Chickpea Pot Pie (vegan)

Yes, you read that right. Chickpea pot pie!

Carrots, sweet potatoes, peas and chickpeas all kept piping hot under a delicious cornbread crust.

Chickpea Pot Pie

Adapted from Eats Well With Others

2 cups chopped sweet potatoes (I used 5 small)
1/2 cup chopped carrots (2 medium/large)
1 tbsp olive oil
1 medium onion, chopped
1/4 cup white flour
2 cups vegetable broth
2 cups cooked chickpeas (1 can, rinsed)
1/2 cup frozen baby peas
1 tsp kosher salt
cracked pepper
3/4 cup cornmeal
3/4 cup whole wheat pastry flour
1 tbsp baking powder
1 1/2 tbsp sugar
1/2 tsp salt
3/4 cup unsweetened soymilk
2 tbsp olive oil
1 tablespoon ground flax mixed with 3 tablespoons warm water and allowed to soak for a few minutes (or 1 egg yolk)
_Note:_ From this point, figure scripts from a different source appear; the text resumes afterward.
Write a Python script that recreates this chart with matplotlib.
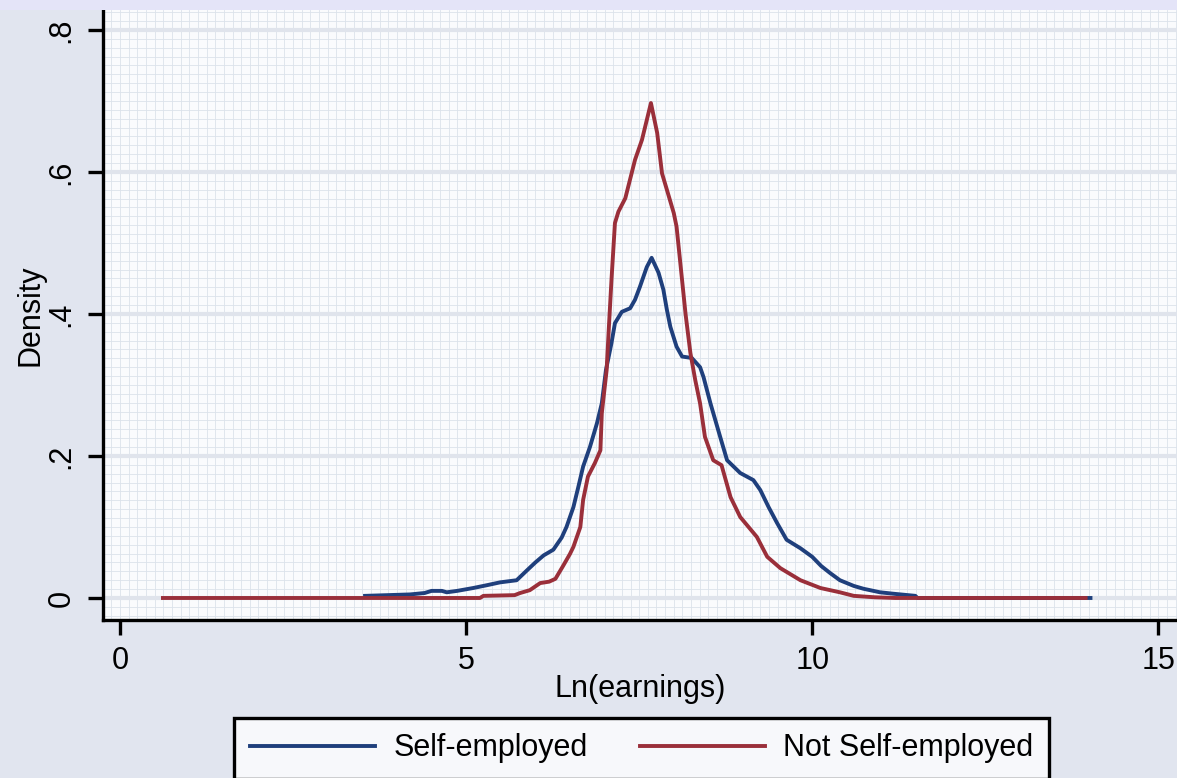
import matplotlib
matplotlib.use("Agg")
import matplotlib.pyplot as plt
from matplotlib.ticker import MultipleLocator, FixedLocator
from matplotlib.patches import Rectangle

# ---- data ----
self_x = [3.54, 4.19, 4.40, 4.50, 4.65, 4.72, 4.87, 5.10, 5.30, 5.49, 5.73, 5.88,
          6.00, 6.12, 6.26, 6.38, 6.45, 6.55, 6.62, 6.69, 6.79, 6.89, 6.96, 7.02,
          7.10, 7.15, 7.25, 7.37, 7.44, 7.51, 7.61, 7.68, 7.78, 7.85, 7.90, 7.95,
          8.04, 8.12, 8.26, 8.38, 8.43, 8.53, 8.67, 8.77, 8.96, 9.15, 9.25, 9.37,
          9.49, 9.63, 9.83, 10.00, 10.13, 10.26, 10.40, 10.50, 10.60, 10.74, 10.98,
          11.17, 11.49, 11.52, 14.02]
self_y = [0.003, 0.005, 0.007, 0.010, 0.010, 0.008, 0.010, 0.014, 0.018, 0.022, 0.025, 0.039,
          0.050, 0.060, 0.068, 0.085, 0.100, 0.128, 0.156, 0.185, 0.213, 0.246, 0.274, 0.321,
          0.359, 0.387, 0.403, 0.408, 0.420, 0.438, 0.466, 0.479, 0.458, 0.434, 0.406, 0.382,
          0.354, 0.340, 0.338, 0.325, 0.311, 0.274, 0.227, 0.194, 0.176, 0.166, 0.152, 0.128,
          0.106, 0.082, 0.070, 0.058, 0.045, 0.035, 0.025, 0.021, 0.017, 0.013, 0.008,
          0.006, 0.003, 0.000, 0.000]

notself_x = [0.62, 5.20, 5.25, 5.70, 5.78, 5.92, 6.07, 6.20, 6.29, 6.40, 6.50, 6.55,
             6.65, 6.69, 6.76, 6.86, 6.94, 6.96, 7.03, 7.06, 7.10, 7.15, 7.20, 7.30,
             7.44, 7.54, 7.67, 7.76, 7.83, 7.90, 8.00, 8.04, 8.09, 8.17, 8.24, 8.31,
             8.38, 8.45, 8.57, 8.69, 8.82, 8.96, 9.20, 9.35, 9.54, 9.83, 10.12, 10.40,
             10.60, 10.90, 11.20, 13.95]
notself_y = [0.000, 0.000, 0.003, 0.004, 0.007, 0.011, 0.021, 0.023, 0.027, 0.045, 0.062, 0.072,
             0.100, 0.138, 0.171, 0.190, 0.208, 0.260, 0.321, 0.377, 0.448, 0.528, 0.544, 0.563,
             0.617, 0.645, 0.697, 0.655, 0.598, 0.575, 0.542, 0.523, 0.476, 0.400, 0.345, 0.307,
             0.274, 0.227, 0.194, 0.187, 0.142, 0.114, 0.086, 0.058, 0.042, 0.025, 0.014, 0.008,
             0.003, 0.001, 0.000, 0.000]

series_labels = ["Self-employed", "Not Self-employed"]
x_ticks = [0, 5, 10, 15]
x_ticklabels = ["0", "5", "10", "15"]
y_ticks = [0, 0.2, 0.4, 0.6, 0.8]
y_ticklabels = ["0", ".2", ".4", ".6", ".8"]

# ---- style ----
plt.rcParams['font.family'] = ['Liberation Sans', 'DejaVu Sans']
FS = 22
W, H = 1177, 778
fig = plt.figure(figsize=(W / 100, H / 100), dpi=100, facecolor='#E1E5EF')
fig.patches.append(Rectangle((0, 1 - 10 / H), 1, 10 / H, transform=fig.transFigure,
                             facecolor='#E4E4F8', edgecolor='none', zorder=0))

ax_l, ax_r, ax_t, ax_b = 103, 1177, 10, 620
ax = fig.add_axes([ax_l / W, 1 - ax_b / H, (ax_r - ax_l) / W, (ax_b - ax_t) / H])
ax.set_facecolor('#FAFBFD')

c_blue = '#1F3F7C'
c_red = '#9A2F3A'
ax.plot(self_x, self_y, color=c_blue, lw=2.8, label=series_labels[0], zorder=3)
ax.plot(notself_x, notself_y, color=c_red, lw=2.8, label=series_labels[1], zorder=4)

ax.set_xlim(-0.246, 15.27)
ax.set_ylim(-0.031, 0.828)

ax.xaxis.set_major_locator(FixedLocator(x_ticks))
ax.set_xticklabels(x_ticklabels)
ax.yaxis.set_major_locator(FixedLocator(y_ticks))
ax.set_yticklabels(y_ticklabels)
ax.xaxis.set_minor_locator(MultipleLocator(0.125))
ax.yaxis.set_minor_locator(MultipleLocator(0.0125))

ax.grid(which='minor', color='#DCE2EB', lw=0.6, zorder=0)
ax.grid(which='major', axis='x', color='#DCE2EB', lw=0.6, zorder=0)
ax.grid(which='major', axis='y', color='#E0E4EC', lw=3.0, zorder=1)
ax.set_axisbelow(True)

for s in ['top', 'right']:
    ax.spines[s].set_visible(False)
for s in ['left', 'bottom']:
    ax.spines[s].set_linewidth(2.4)
    ax.spines[s].set_color('black')

ax.tick_params(which='minor', length=0)
ax.tick_params(which='major', length=11, width=2.4, color='black', labelsize=FS,
               direction='out')
ax.tick_params(axis='x', pad=8)
ax.tick_params(axis='y', pad=8)
for lab in ax.get_yticklabels():
    lab.set_rotation(90)
    lab.set_va('center')
    lab.set_ha('right')

ax.set_xlabel("Ln(earnings)", fontsize=FS)
ax.xaxis.set_label_coords(0.5, (ax_b - 674) / (ax_b - ax_t))
ax.set_ylabel("Density", fontsize=FS)
ax.yaxis.set_label_coords((46 - ax_l) / (ax_r - ax_l), 0.5)

leg = fig.legend(loc='upper center', bbox_to_anchor=(641.5 / W, 1 - 718 / H),
                 ncol=2, fontsize=FS, handlelength=4.1, handletextpad=0.6,
                 columnspacing=1.7, borderpad=0.5, borderaxespad=0.0,
                 frameon=True, fancybox=False, framealpha=1.0)
leg.get_frame().set_facecolor('#F7F8FB')
leg.get_frame().set_edgecolor('black')
leg.get_frame().set_linewidth(2.4)

fig.savefig("out.png", dpi=100, facecolor=fig.get_facecolor())
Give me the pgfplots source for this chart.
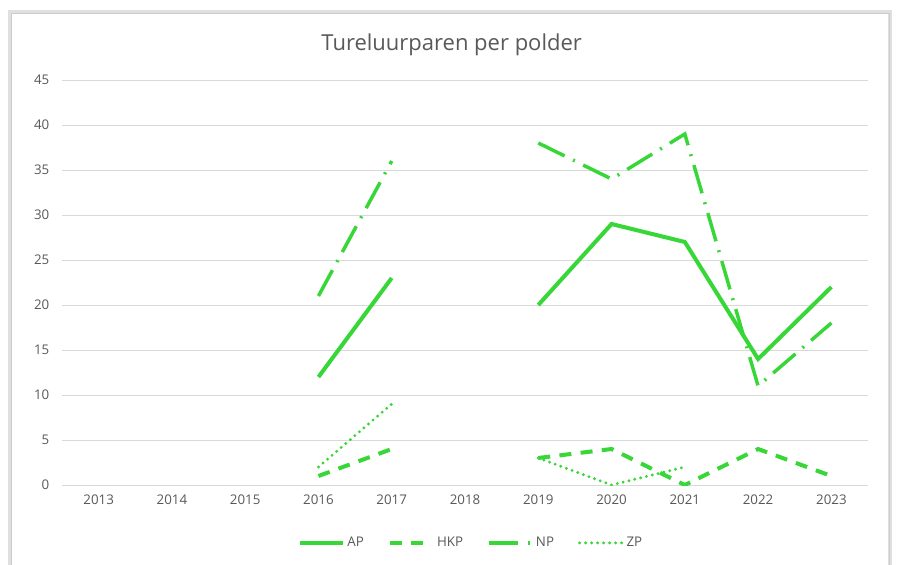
\documentclass[border=0pt]{standalone}
\usepackage{pgfplots}
\pgfplotsset{compat=1.18}
\usepackage{fontspec}
\setmainfont{Open Sans}
\definecolor{lg}{RGB}{55,215,55}
\definecolor{txt}{RGB}{89,89,89}
\definecolor{grd}{RGB}{217,217,217}
\begin{document}
\begin{tikzpicture}[x=0.75pt,y=0.75pt]
\useasboundingbox (-62,-79) rectangle (837,485);
\fill[white] (-62,-79) rectangle (837,485);
\draw[black!12,line width=3pt] (-52,-90) -- (-52,473) -- (828,473) -- (828,-90);
\draw[black!20,line width=0.6pt] (-51,-90) -- (-51,472) -- (827,472) -- (827,-90);
\begin{axis}[
  at={(0,0)}, anchor=south west,
  scale only axis, width=604.5pt, height=303.75pt,
  xmin=-0.5, xmax=10.5, ymin=0, ymax=45,
  xtick={0,...,10},
  xticklabels={2013,2014,2015,2016,2017,2018,2019,2020,2021,2022,2023},
  ytick={0,5,...,45},
  ymajorgrids, grid style={grd, line width=0.75pt},
  axis line style={draw=none},
  major tick length=0pt,
  tick label style={font=\fontsize{10}{12}\selectfont, text=txt},
  /pgf/number format/assume math mode=true,
  yticklabel style={xshift=-6pt},
  xticklabel style={yshift=-4pt},
  title={Tureluurparen per polder},
  title style={font=\fontsize{16.5}{19}\selectfont, text=txt, at={(0.5,1)}, yshift=9pt, xshift=-10pt},
  unbounded coords=jump,
  legend columns=-1,
  legend style={at={(0.508,-0.143)}, anchor=center, draw=none, fill=none,
     font=\fontsize{10}{12}\selectfont, text=txt,
     /tikz/every even column/.append style={column sep=16pt}},
  legend image code/.code={\draw[#1] (0pt,0pt) -- (32pt,0pt);},
]
\addplot[lg, line width=3pt] coordinates {(3,12) (4,23) (5,nan) (6,20) (7,29) (8,27) (9,14) (10,22)};
\addlegendentry{AP}
\addplot[lg, line width=3pt, dash pattern=on 9pt off 7pt] coordinates {(3,1) (4,4) (5,nan) (6,3) (7,4) (8,0) (9,4) (10,1)};
\addlegendentry{HKP}
\addplot[lg, line width=2.6pt, dash pattern=on 22pt off 7pt on 1.5pt off 7pt] coordinates {(3,21) (4,36) (5,nan) (6,38) (7,34) (8,39) (9,11) (10,18)};
\addlegendentry{NP}
\addplot[lg, line width=2.4pt, line cap=round, dash pattern=on 0pt off 4.5pt] coordinates {(3,2) (4,9) (5,nan) (6,3) (7,0) (8,2)};
\addlegendentry{ZP}
\end{axis}
\end{tikzpicture}
\end{document}
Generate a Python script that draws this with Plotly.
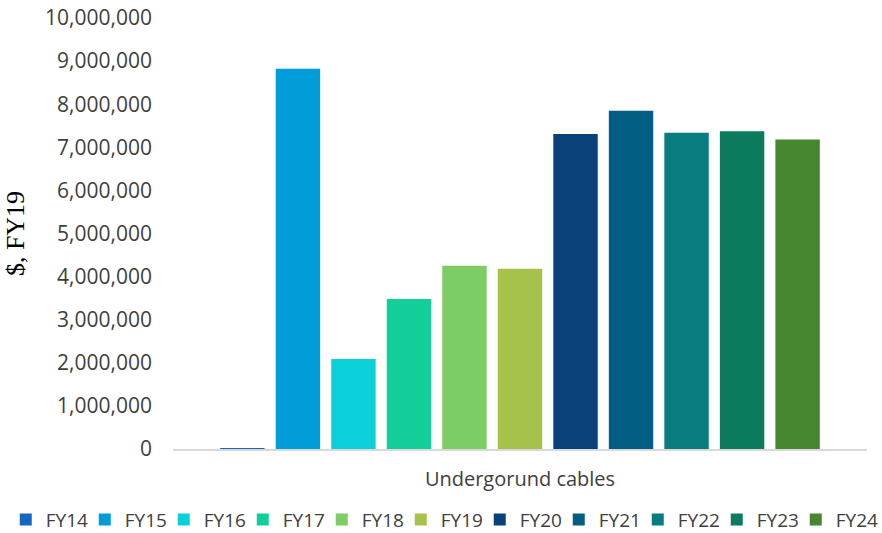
import plotly.graph_objects as go

# Spend on undergorund cables by financial year ($, FY19)
category = ["Undergorund cables"]
years = ["FY14", "FY15", "FY16", "FY17", "FY18", "FY19",
         "FY20", "FY21", "FY22", "FY23", "FY24"]
values = [10000, 8820000, 2090000, 3480000, 4250000, 4180000,
          7310000, 7850000, 7340000, 7370000, 7180000]
colors = ["#1467C0", "#009DDA", "#0BD0D9", "#12CF9A", "#7ECC64", "#A6C24A",
          "#0B4179", "#025D82", "#097C80", "#0B7A5D", "#46862E"]
y_ticks = [0, 1000000, 2000000, 3000000, 4000000, 5000000,
           6000000, 7000000, 8000000, 9000000, 10000000]

WIDTH, HEIGHT = 882, 533
M_L, M_R, M_T, M_B = 173, 15, 18, 84
plot_w = WIDTH - M_L - M_R
LEG_START, LEG_STEP = 5.75, 79  # legend row: left edge and spacing, px

fig = go.Figure()
legends = {}
for i, (yr, val, col) in enumerate(zip(years, values, colors)):
    # one legend box per year so the row of keys lays out evenly without clipping
    key = "legend" if i == 0 else f"legend{i + 1}"
    fig.add_trace(go.Bar(x=category, y=[val], name=yr, legend=key,
                         marker=dict(color=col, line=dict(width=0))))
    legends[key] = dict(orientation="h", xanchor="left", yanchor="top", y=-0.12,
                        x=(LEG_START + LEG_STEP * i - M_L) / plot_w,
                        font=dict(family="Open Sans", size=19, color="#404040"),
                        bgcolor="rgba(0,0,0,0)")

fig.update_layout(
    width=WIDTH, height=HEIGHT,
    margin=dict(l=M_L, r=M_R, t=M_T, b=M_B, autoexpand=False),
    paper_bgcolor="white", plot_bgcolor="white",
    barmode="group", bargap=0.12, bargroupgap=0.2,
    font=dict(family="Open Sans", size=20, color="#404040"),
    showlegend=True,
    **legends,
)
fig.update_yaxes(range=[0, 10000000], tickvals=y_ticks, tickformat=",",
                 tickfont=dict(size=21),
                 showgrid=False, zeroline=False, showline=False, ticks="",
                 ticklabelstandoff=20,
                 title=dict(text="$, FY19", standoff=12,
                            font=dict(family="Liberation Serif", size=26, color="#000000")))
fig.update_xaxes(showgrid=False, showline=True, linecolor="#D9D9D9", linewidth=2,
                 ticks="", ticklabelstandoff=11)

fig.write_html("out.html")
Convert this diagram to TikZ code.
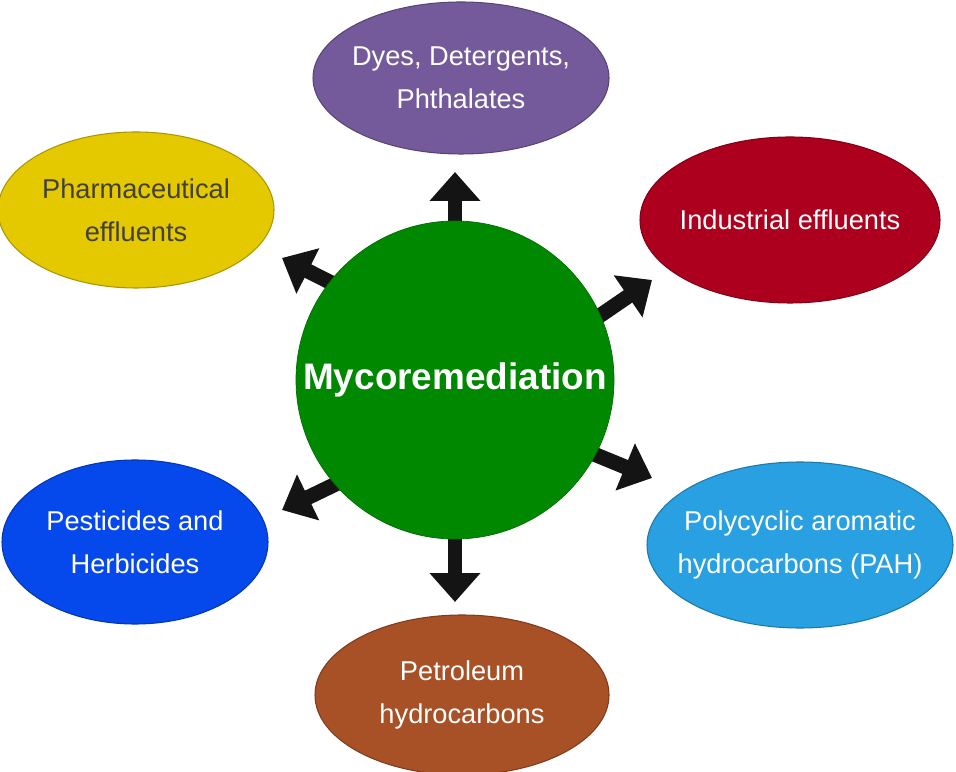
\documentclass[tikz,border=0pt]{standalone}
\usepackage{fontspec}
\setmainfont{Liberation Sans}
\usetikzlibrary{shapes.geometric, arrows.meta, backgrounds}

\definecolor{hubgreen}{RGB}{0,136,0}
\definecolor{dyepurple}{RGB}{117,90,155}
\definecolor{pharmyellow}{RGB}{228,200,0}
\definecolor{indred}{RGB}{172,0,30}
\definecolor{pestblue}{RGB}{5,72,235}
\definecolor{pahblue}{RGB}{40,160,225}
\definecolor{petbrown}{RGB}{168,80,38}
\definecolor{arrowblack}{RGB}{20,20,20}

\tikzset{
  blob/.style = {ellipse, fill=#1, draw=#1!75!black, line width=0.6pt,
                 inner sep=-15pt, align=center, text=white,
                 font=\fontsize{15.5}{24.5}\selectfont},
  blob/.default = gray,
  push/.style = {line width=8.5pt, color=arrowblack, shorten <=-10pt,
                 -{Triangle[width=28pt, length=16.5pt]}}
}

\begin{document}
\begin{tikzpicture}[scale=1]
	\def \W{19.12}
	\def \H{15.42}
	\useasboundingbox (0,0) rectangle (\W,\H);
	\clip (0,0) rectangle (\W,\H);

	% Centre
	\node[circle, fill=hubgreen, draw=hubgreen!80!black, minimum size=6.36cm,
	      inner sep=0pt, text=white, font=\fontsize{21}{25}\selectfont\bfseries]
	      (hub) at (9.10,7.82) {Mycoremediation};

	% Pollutants
	\node[blob=dyepurple, minimum width=5.92cm, minimum height=3.04cm] (dyes) at (9.22,13.86) {Dyes, Detergents,\\Phthalates};
	\node[blob=pharmyellow, text=black!85!yellow, minimum width=5.52cm, minimum height=3.12cm] (pharma) at (2.72,11.22) {Pharmaceutical\\effluents};
	\node[blob=indred, minimum width=6.00cm, minimum height=3.32cm] (indus) at (15.80,11.02) {Industrial effluents};
	\node[blob=pestblue, minimum width=5.32cm, minimum height=3.28cm] (pest) at (2.70,4.58) {Pesticides and\\Herbicides};
	\node[blob=pahblue, minimum width=6.12cm, minimum height=3.32cm] (pah) at (16.00,4.52) {Polycyclic aromatic\\hydrocarbons (PAH)};
	\node[blob=petbrown, minimum width=5.88cm, minimum height=3.20cm] (petro) at (9.24,1.52) {Petroleum\\hydrocarbons};

	% Arrow tips
	\coordinate (tipDyes)   at (9.10,11.98);
	\coordinate (tipPetro)  at (9.10,3.38);
	\coordinate (tipPharma) at (5.64,10.26);
	\coordinate (tipIndus)  at (13.04,9.82);
	\coordinate (tipPah)    at (13.04,5.86);
	\coordinate (tipPest)   at (5.64,5.22);

	% Arrows (behind the circle)
	\begin{scope}[on background layer]
		\draw[push] (hub.90)    -- (tipDyes);
		\draw[push] (hub.270)   -- (tipPetro);
		\draw[push] (hub.142)   -- (tipPharma);
		\draw[push] (hub.24)    -- (tipIndus);
		\draw[push] (hub.-28)   -- (tipPah);
		\draw[push] (hub.221)   -- (tipPest);
	\end{scope}
\end{tikzpicture}
\end{document}
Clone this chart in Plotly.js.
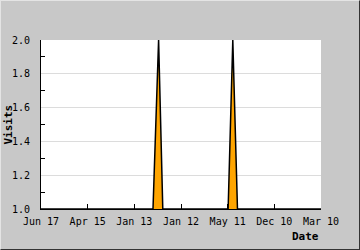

Boil the potatoes and carrots until tender, set aside. Grease 1 small casserole pan and two smaller ramekins with cooking spray or earth balance.

Heat a large nonstick saucepan and then cook onions in olive oil until soft (5 min, ish). Sprinkle in 1/4 cup of white flour and mix; slowly whisk in veggie stock (it should thicken up as you pour). Cook over medium heat until thickened and bubbly. Add the veggies, salt, and pepper and cook about 3 minutes or until nice and heated through. Spoon evenly into the dishes.

Combine the cornmeal, 3/4 cup flour, baking powder, sugar, and salt in a bowl; in a smaller bowl combine the milk, oil and flax mixture and mix with the dry ingredients until just mixed. Spoon batter on top of each filled ramekin and spread evenly. Bake until golden brown, about 22-25 minutes for a larger casserole and 10-12 minutes for the smaller ramekins.

This came out so delicious! Ultimate comfort food. The veggies were all cooked perfectly, and the cornmeal crust had a lovely crisp surface and was nutty and tender inside. The flax added both visual interest and further flavor. Cornbread complements pot pie filling so much better than pastry crust. To add to the delectability, this meal is completely vegan and whole wheat. Let’s just say the chicken (or turkey, or beef) was NOT missed. Nor was the frozen-slash-“boiling-lava-hot”-excitement of microwaveable pot pies I consumed back in the day (quote by Jim Gaffigan).

I fed this to me and two others and we devoured almost the entire recipe for dinner (along with a side of cranberry sauce, which has tartness that contrasts perfectly with the creamy sweetness of the pot pie). We scarfed it down. It’s pretty easy too–the majority of ingredients are all items that are in your pantry or freezer. All you need is an open mind and willingness to try something new.